The Wall Street Journal
The Obama team picks on a small fry, ignoring Chinese titans.
REVIEW & OUTLOOK
The State Department announced that it is punishing Belarusneft, a firm owned by the government of Belarus, for signing a $500 million contract in 2007 to develop an oil field in southwestern Iran. The company is now barred from working with the U.S. Export-Import Bank, receiving large loans from U.S. banks, contracting with the U.S. government and obtaining U.S. export licenses. The effect of all this? Nil. The State Department admits that Belarusneft doesn’t seek to do any of these things.
The sanctions may also be redundant: Belarusneft’s parent company, Belneftekhim, has been under U.S. sanctions since 2007 for its connections to Belarusian President and international pariah Alexander Lukashenko.
The failure to sanction bigger offenders caught the attention of Congress. “We do not believe this represents full compliance with the sanctions regime put in place by Congress,” wrote Senators Mark Kirk (R., Ill.), Jon Kyl (R., Ariz.) and Joe Lieberman (I., Conn.) to Secretary of State Hillary Clinton and Treasury Secretary Tim Geithner this week.

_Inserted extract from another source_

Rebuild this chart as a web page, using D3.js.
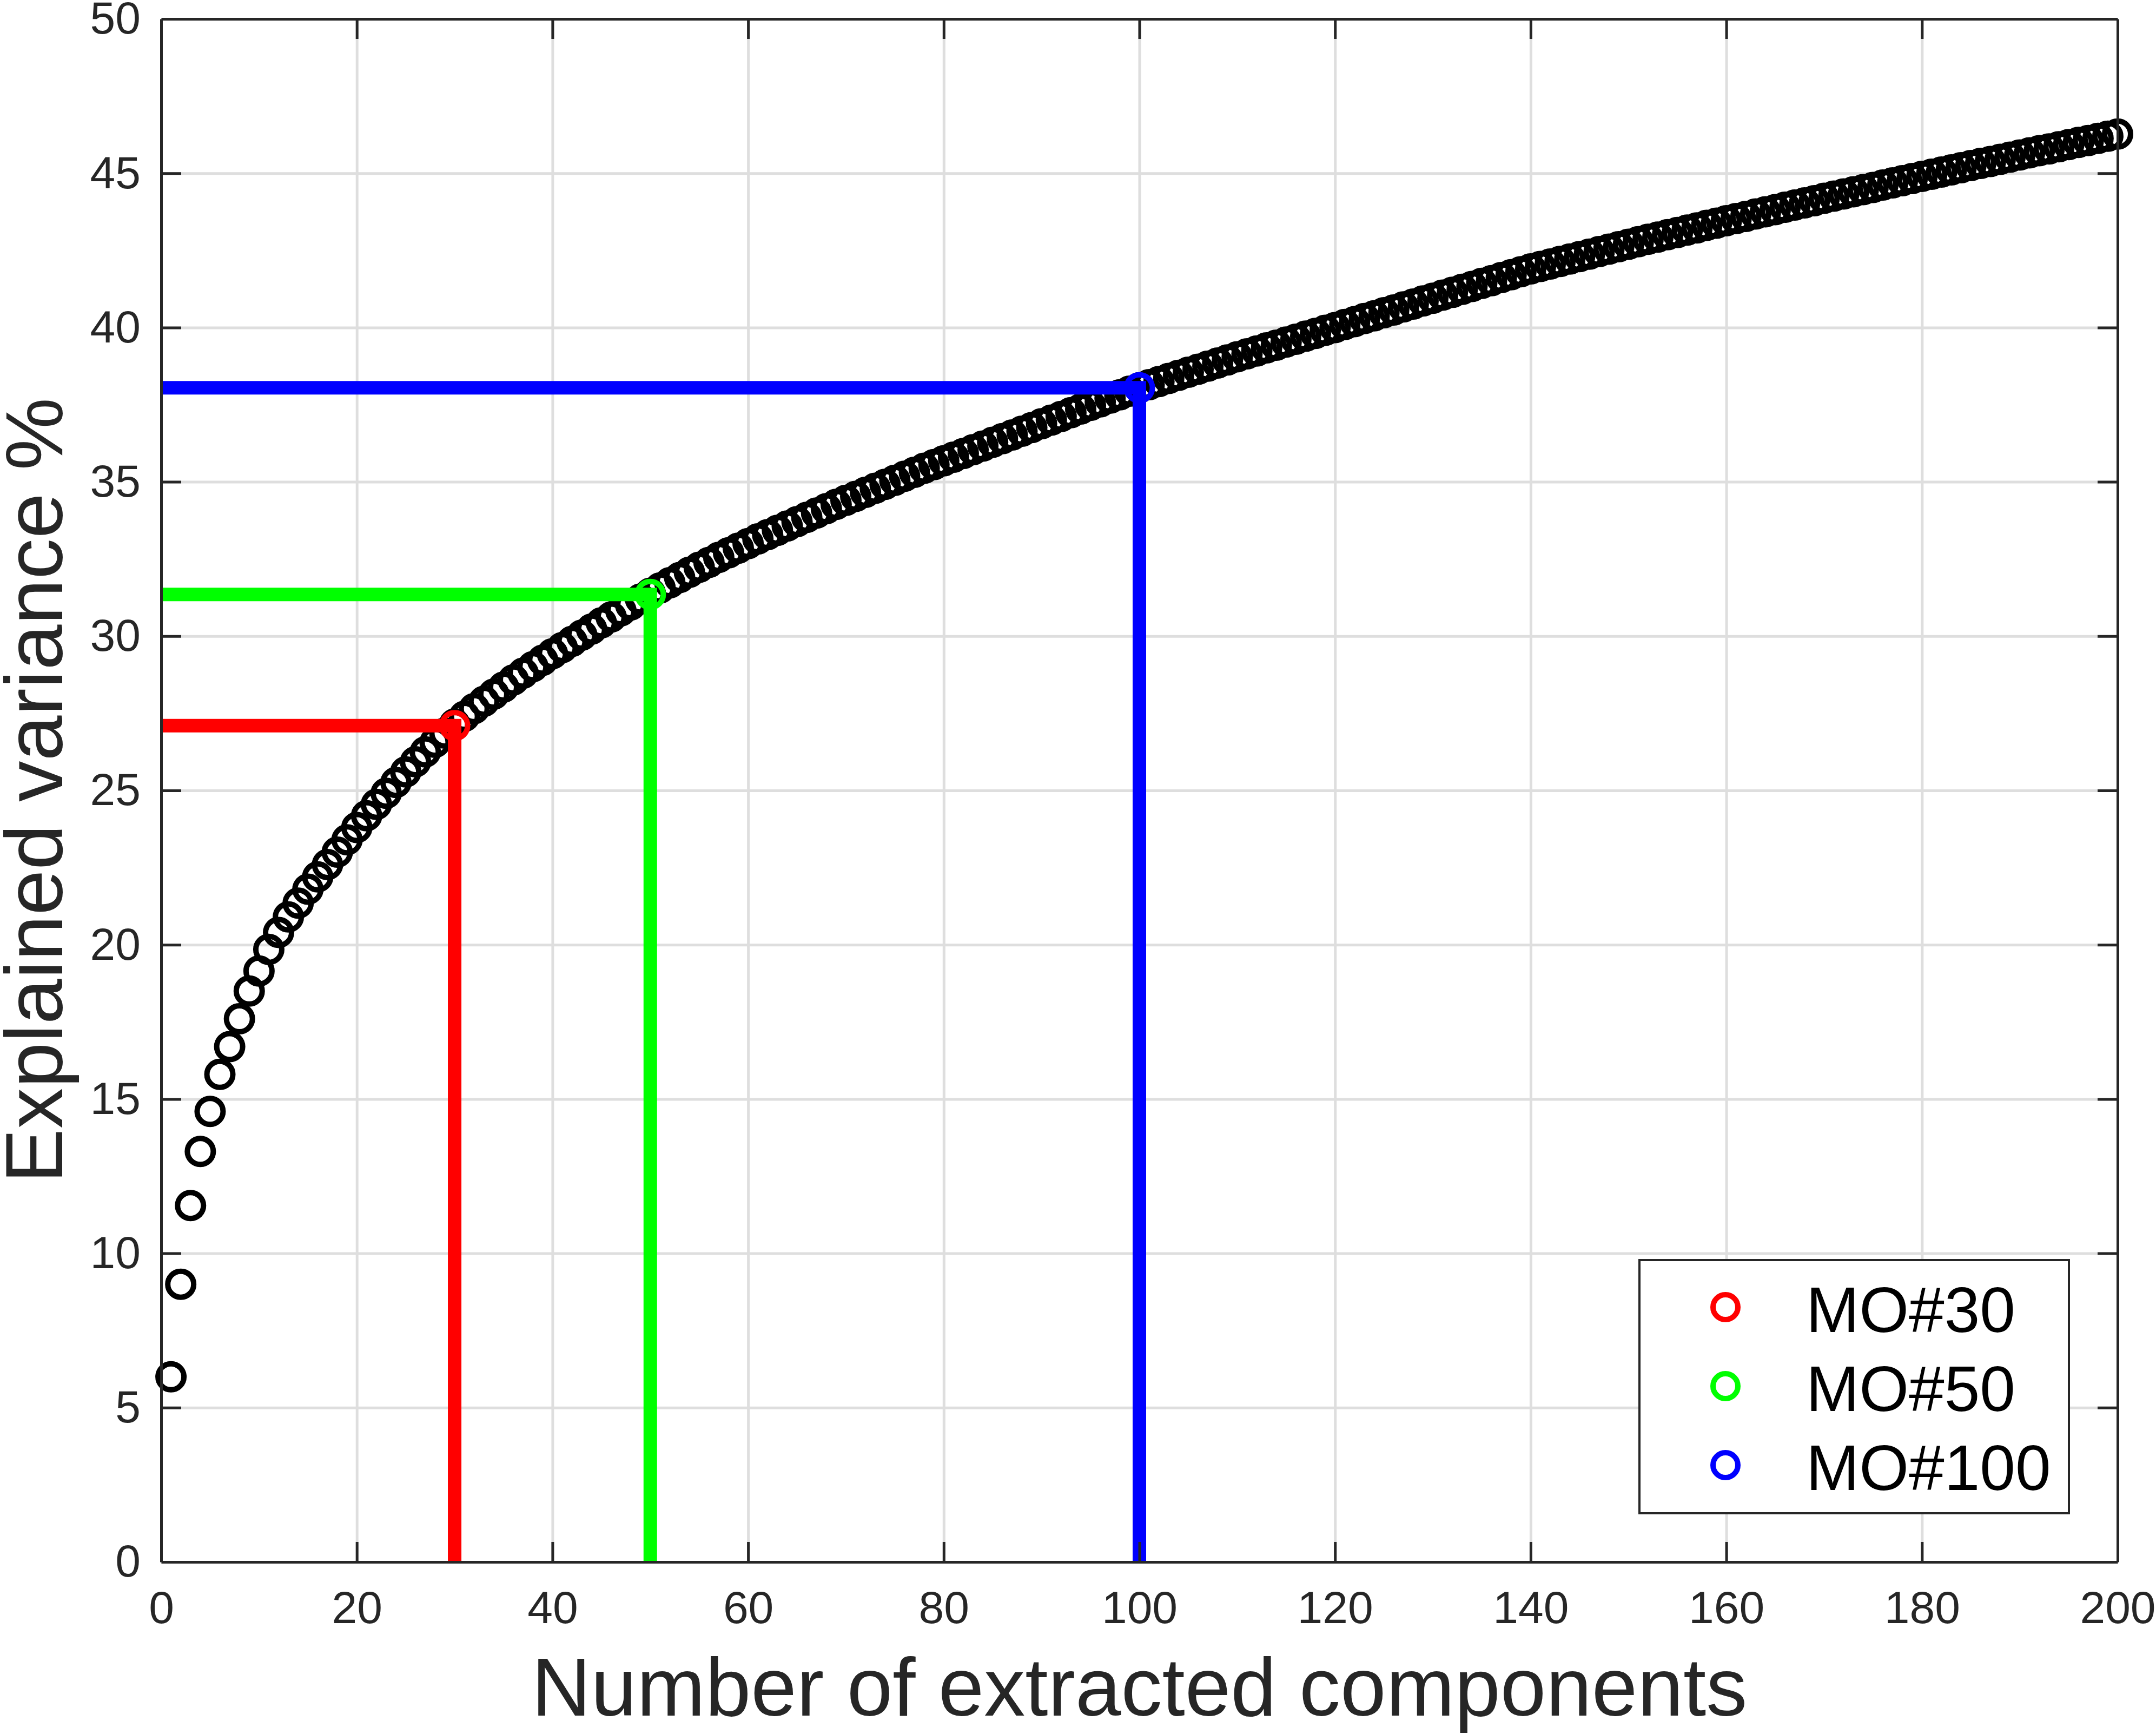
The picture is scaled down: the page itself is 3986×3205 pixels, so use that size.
<!DOCTYPE html>
<html>
<head>
<meta charset="utf-8">
<script src="https://cdn.jsdelivr.net/npm/d3@7"></script>
<style>
  body { margin: 0; background: #fff; }
  svg { display: block; }
  text { font-family: "Liberation Sans", Arial, Helvetica, sans-serif; }
</style>
</head>
<body>
<div id="chart"></div>
<script>
// explained variance (%) for 1..200 extracted components
var variance = [
  6.00, 9.00, 11.55, 13.30, 14.60, 15.80, 16.70, 17.60, 18.50, 19.15,
  19.85, 20.40, 20.90, 21.35, 21.80, 22.20, 22.60, 23.00, 23.40, 23.80,
  24.18, 24.55, 24.91, 25.26, 25.60, 25.93, 26.25, 26.56, 26.86, 27.15,
  27.40, 27.65, 27.89, 28.12, 28.35, 28.58, 28.80, 29.01, 29.22, 29.43,
  29.63, 29.83, 30.03, 30.23, 30.43, 30.62, 30.82, 31.01, 31.20, 31.39,
  31.56, 31.73, 31.90, 32.07, 32.23, 32.39, 32.55, 32.70, 32.85, 33.00,
  33.15, 33.29, 33.43, 33.57, 33.71, 33.85, 33.99, 34.13, 34.27, 34.40,
  34.53, 34.66, 34.79, 34.92, 35.05, 35.18, 35.31, 35.44, 35.56, 35.68,
  35.80, 35.92, 36.04, 36.16, 36.28, 36.40, 36.52, 36.64, 36.76, 36.88,
  37.00, 37.12, 37.24, 37.36, 37.48, 37.59, 37.71, 37.82, 37.94, 38.05,
  38.15, 38.25, 38.35, 38.45, 38.55, 38.65, 38.75, 38.85, 38.95, 39.05,
  39.15, 39.24, 39.34, 39.43, 39.53, 39.62, 39.72, 39.81, 39.91, 40.00,
  40.10, 40.19, 40.29, 40.38, 40.48, 40.57, 40.67, 40.76, 40.86, 40.95,
  41.05, 41.14, 41.24, 41.33, 41.43, 41.52, 41.62, 41.71, 41.81, 41.90,
  41.98, 42.06, 42.14, 42.22, 42.30, 42.38, 42.46, 42.54, 42.62, 42.70,
  42.78, 42.86, 42.93, 43.01, 43.08, 43.16, 43.23, 43.31, 43.38, 43.46,
  43.53, 43.60, 43.68, 43.75, 43.82, 43.90, 43.97, 44.04, 44.11, 44.19,
  44.26, 44.33, 44.40, 44.47, 44.54, 44.62, 44.69, 44.76, 44.83, 44.90,
  44.97, 45.04, 45.11, 45.18, 45.25, 45.32, 45.38, 45.45, 45.52, 45.59,
  45.66, 45.73, 45.79, 45.86, 45.93, 46.00, 46.06, 46.13, 46.20, 46.27
];

// highlighted models
var moNames = ["MO#30", "MO#50", "MO#100"];
var moComponents = [30, 50, 100];
var moVariance = [27.10, 31.35, 38.05];
var moColors = ["#ff0000", "#00ff00", "#0000ff"];

var xTicks = [0, 20, 40, 60, 80, 100, 120, 140, 160, 180, 200];
var yTicks = [0, 5, 10, 15, 20, 25, 30, 35, 40, 45, 50];

var W = 3986, H = 3205;
var margin = {top: 35, right: 71, bottom: 318, left: 298};
var width = W - margin.left - margin.right;
var height = H - margin.top - margin.bottom;

var axisColor = "#262626";

var svg = d3.select("#chart").append("svg")
    .attr("width", W)
    .attr("height", H)
  .append("g")
    .attr("transform", "translate(" + margin.left + "," + margin.top + ")");

var x = d3.scaleLinear().domain([0, 200]).range([0, width]);
var y = d3.scaleLinear().domain([0, 50]).range([height, 0]);

// grid
svg.append("g")
    .attr("class", "grid")
    .attr("transform", "translate(0," + height + ")")
    .call(d3.axisBottom(x).tickValues(xTicks).tickSize(-height).tickFormat(""))
    .call(function(g) { g.select(".domain").remove(); });
svg.append("g")
    .attr("class", "grid")
    .call(d3.axisLeft(y).tickValues(yTicks).tickSize(-width).tickFormat(""))
    .call(function(g) { g.select(".domain").remove(); });
svg.selectAll(".grid line")
    .attr("stroke", "#dedede")
    .attr("stroke-width", 5);

// data markers
var pts = variance.map(function(v, i) { return {n: i + 1, v: v}; });
svg.append("g").selectAll("circle")
    .data(pts)
  .enter().append("circle")
    .attr("cx", function(d) { return x(d.n); })
    .attr("cy", function(d) { return y(d.v); })
    .attr("r", 24)
    .attr("fill", "none")
    .attr("stroke", "#000")
    .attr("stroke-width", 10);

// guide lines for each highlighted model
var mo = moNames.map(function(name, i) {
  return {name: name, n: moComponents[i], v: moVariance[i], color: moColors[i]};
});
var guides = svg.append("g");
mo.forEach(function(d) {
  guides.append("path")
      .attr("d", "M" + x(0) + "," + y(d.v) + "H" + x(d.n) + "V" + y(0))
      .attr("fill", "none")
      .attr("stroke", d.color)
      .attr("stroke-width", 25);
});
svg.append("g").selectAll("circle")
    .data(mo)
  .enter().append("circle")
    .attr("cx", function(d) { return x(d.n); })
    .attr("cy", function(d) { return y(d.v); })
    .attr("r", 24)
    .attr("fill", "none")
    .attr("stroke", function(d) { return d.color; })
    .attr("stroke-width", 10);

// axes (box with inward ticks)
var tickLen = 37;
var axB = svg.append("g")
    .attr("transform", "translate(0," + height + ")")
    .call(d3.axisBottom(x).tickValues(xTicks).tickSizeInner(-tickLen).tickSizeOuter(0).tickPadding(53));
var axT = svg.append("g")
    .call(d3.axisTop(x).tickValues(xTicks).tickSizeInner(-tickLen).tickSizeOuter(0).tickFormat(""));
var axL = svg.append("g")
    .call(d3.axisLeft(y).tickValues(yTicks).tickSizeInner(-tickLen).tickSizeOuter(0).tickPadding(38));
var axR = svg.append("g")
    .attr("transform", "translate(" + width + ",0)")
    .call(d3.axisRight(y).tickValues(yTicks).tickSizeInner(-tickLen).tickSizeOuter(0).tickFormat(""));

[axB, axT, axL, axR].forEach(function(a) {
  a.select(".domain").attr("stroke", axisColor).attr("stroke-width", 5);
  a.selectAll(".tick line").attr("stroke", axisColor).attr("stroke-width", 5);
  a.selectAll(".tick text")
      .attr("fill", axisColor)
      .attr("font-size", 84)
      .attr("font-family", "Liberation Sans, Arial, sans-serif");
});
// drop the ticks that sit on the box corners
[axB, axT].forEach(function(a) {
  a.selectAll(".tick line").filter(function(d) { return d === 0 || d === 200; }).remove();
});
[axL, axR].forEach(function(a) {
  a.selectAll(".tick line").filter(function(d) { return d === 0 || d === 50; }).remove();
});

// axis titles
svg.append("text")
    .attr("x", width / 2)
    .attr("y", 3171 - margin.top)
    .attr("text-anchor", "middle")
    .attr("font-size", 152)
    .attr("fill", axisColor)
    .text("Number of extracted components");

svg.append("text")
    .attr("transform", "translate(" + (115 - margin.left) + "," + (height / 2) + ") rotate(-90)")
    .attr("text-anchor", "middle")
    .attr("font-size", 151)
    .attr("fill", axisColor)
    .text("Explained variance %");

// legend
var lg = svg.append("g")
    .attr("transform", "translate(" + (3031 - margin.left) + "," + (2329 - margin.top) + ")");
lg.append("rect")
    .attr("width", 794)
    .attr("height", 468)
    .attr("fill", "#fff")
    .attr("stroke", axisColor)
    .attr("stroke-width", 4);
var rows = lg.selectAll(".row")
    .data(mo)
  .enter().append("g")
    .attr("class", "row")
    .attr("transform", function(d, i) { return "translate(0," + (87 + i * 146) + ")"; });
rows.append("circle")
    .attr("cx", 159)
    .attr("r", 23)
    .attr("fill", "none")
    .attr("stroke", function(d) { return d.color; })
    .attr("stroke-width", 10);
rows.append("text")
    .attr("x", 308)
    .attr("y", 46)
    .attr("font-size", 118)
    .attr("fill", "#000")
    .text(function(d) { return d.name; });
</script>
</body>
</html>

They attached a classified 54-page annex detailing international firms that are or might be in violation of U.S. sanctions.
We assume the list includes, among others, the China National Offshore Oil Corporation (CNOOC), the China National Petroleum Corporation (CNPC), Sinopec, Zhuhai Zhen Rong, Lukoil and Turpas—all companies known to be investing in Iran. None of this is news to the Obama Administration, which would appear to lack the political will to act against firms with friends in Beijing, Moscow and Ankara.
We doubt that sanctions will stop Iran’s nuclear program, but without enforcement the effort is hopeless. Chinese, Russian and Turkish companies not only allow Iran to tap its resources and access refined petroleum. They also replace the very projects previously abandoned by Western European and Japanese companies in response to U.S. pressure. When CNPC in 2009 invested roughly $2 billion in the South Azadegan fields that Japan’s Inpex had vacated, it nullified the effect of Inpex’s departure. CNPC and other sanctions violators also benefit from having fewer competitors.
White House National Security Adviser Tom Donilon said this week that “Even with all the events unfolding in the Middle East, we remain focused on the strategic imperative of ensuring that Iran does not acquire nuclear weapons.” Would that it were so.